Restate the full set of records exactly, word for word.

**ITEMS:**
* * *

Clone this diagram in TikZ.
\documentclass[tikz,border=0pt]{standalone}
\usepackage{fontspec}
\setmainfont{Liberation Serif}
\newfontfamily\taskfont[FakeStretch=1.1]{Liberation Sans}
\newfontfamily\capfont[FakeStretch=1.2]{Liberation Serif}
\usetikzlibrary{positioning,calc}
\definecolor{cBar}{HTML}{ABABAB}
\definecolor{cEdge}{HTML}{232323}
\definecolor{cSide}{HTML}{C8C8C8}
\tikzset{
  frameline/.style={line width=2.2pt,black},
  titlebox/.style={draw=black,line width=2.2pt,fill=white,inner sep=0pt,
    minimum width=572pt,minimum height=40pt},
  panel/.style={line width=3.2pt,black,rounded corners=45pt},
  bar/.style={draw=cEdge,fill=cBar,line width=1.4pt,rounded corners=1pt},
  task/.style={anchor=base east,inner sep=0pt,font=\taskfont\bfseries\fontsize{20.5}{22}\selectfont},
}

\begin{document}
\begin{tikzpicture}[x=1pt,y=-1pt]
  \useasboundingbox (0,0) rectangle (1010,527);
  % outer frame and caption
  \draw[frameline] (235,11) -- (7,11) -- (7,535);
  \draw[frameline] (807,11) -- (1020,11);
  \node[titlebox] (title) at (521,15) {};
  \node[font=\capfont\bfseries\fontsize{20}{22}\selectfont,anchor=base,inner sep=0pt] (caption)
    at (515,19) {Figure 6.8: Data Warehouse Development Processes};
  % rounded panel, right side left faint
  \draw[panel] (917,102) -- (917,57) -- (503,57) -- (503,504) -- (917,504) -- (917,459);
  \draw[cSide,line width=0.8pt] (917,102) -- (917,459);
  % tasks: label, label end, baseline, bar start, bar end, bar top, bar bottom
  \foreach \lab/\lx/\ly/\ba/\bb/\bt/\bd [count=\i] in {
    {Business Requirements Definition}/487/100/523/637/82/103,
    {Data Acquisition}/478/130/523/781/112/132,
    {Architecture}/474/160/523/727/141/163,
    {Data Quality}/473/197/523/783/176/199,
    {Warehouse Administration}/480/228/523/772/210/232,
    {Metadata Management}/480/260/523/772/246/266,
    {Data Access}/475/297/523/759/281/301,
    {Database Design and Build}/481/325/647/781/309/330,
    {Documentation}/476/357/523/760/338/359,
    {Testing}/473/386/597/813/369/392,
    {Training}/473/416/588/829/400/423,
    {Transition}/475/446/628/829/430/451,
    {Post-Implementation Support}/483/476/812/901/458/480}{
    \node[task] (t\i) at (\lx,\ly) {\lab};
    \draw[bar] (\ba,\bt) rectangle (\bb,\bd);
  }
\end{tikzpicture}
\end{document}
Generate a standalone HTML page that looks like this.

* * *

**OUTPUT OF THE EXERCISE:**
Clone this diagram in TikZ.
\documentclass[tikz,border=0pt]{standalone}
\usepackage{fontspec}
\setmainfont{Liberation Serif}
\newfontfamily\taskfont[FakeStretch=1.1]{Liberation Sans}
\newfontfamily\capfont[FakeStretch=1.2]{Liberation Serif}
\usetikzlibrary{positioning,calc}
\definecolor{cBar}{HTML}{ABABAB}
\definecolor{cEdge}{HTML}{232323}
\definecolor{cSide}{HTML}{C8C8C8}
\tikzset{
  frameline/.style={line width=2.2pt,black},
  titlebox/.style={draw=black,line width=2.2pt,fill=white,inner sep=0pt,
    minimum width=572pt,minimum height=40pt},
  panel/.style={line width=3.2pt,black,rounded corners=45pt},
  bar/.style={draw=cEdge,fill=cBar,line width=1.4pt,rounded corners=1pt},
  task/.style={anchor=base east,inner sep=0pt,font=\taskfont\bfseries\fontsize{20.5}{22}\selectfont},
}

\begin{document}
\begin{tikzpicture}[x=1pt,y=-1pt]
  \useasboundingbox (0,0) rectangle (1010,527);
  % outer frame and caption
  \draw[frameline] (235,11) -- (7,11) -- (7,535);
  \draw[frameline] (807,11) -- (1020,11);
  \node[titlebox] (title) at (521,15) {};
  \node[font=\capfont\bfseries\fontsize{20}{22}\selectfont,anchor=base,inner sep=0pt] (caption)
    at (515,19) {Figure 6.8: Data Warehouse Development Processes};
  % rounded panel, right side left faint
  \draw[panel] (917,102) -- (917,57) -- (503,57) -- (503,504) -- (917,504) -- (917,459);
  \draw[cSide,line width=0.8pt] (917,102) -- (917,459);
  % tasks: label, label end, baseline, bar start, bar end, bar top, bar bottom
  \foreach \lab/\lx/\ly/\ba/\bb/\bt/\bd [count=\i] in {
    {Business Requirements Definition}/487/100/523/637/82/103,
    {Data Acquisition}/478/130/523/781/112/132,
    {Architecture}/474/160/523/727/141/163,
    {Data Quality}/473/197/523/783/176/199,
    {Warehouse Administration}/480/228/523/772/210/232,
    {Metadata Management}/480/260/523/772/246/266,
    {Data Access}/475/297/523/759/281/301,
    {Database Design and Build}/481/325/647/781/309/330,
    {Documentation}/476/357/523/760/338/359,
    {Testing}/473/386/597/813/369/392,
    {Training}/473/416/588/829/400/423,
    {Transition}/475/446/628/829/430/451,
    {Post-Implementation Support}/483/476/812/901/458/480}{
    \node[task] (t\i) at (\lx,\ly) {\lab};
    \draw[bar] (\ba,\bt) rectangle (\bb,\bd);
  }
\end{tikzpicture}
\end{document}
Generate a standalone HTML page that looks like this.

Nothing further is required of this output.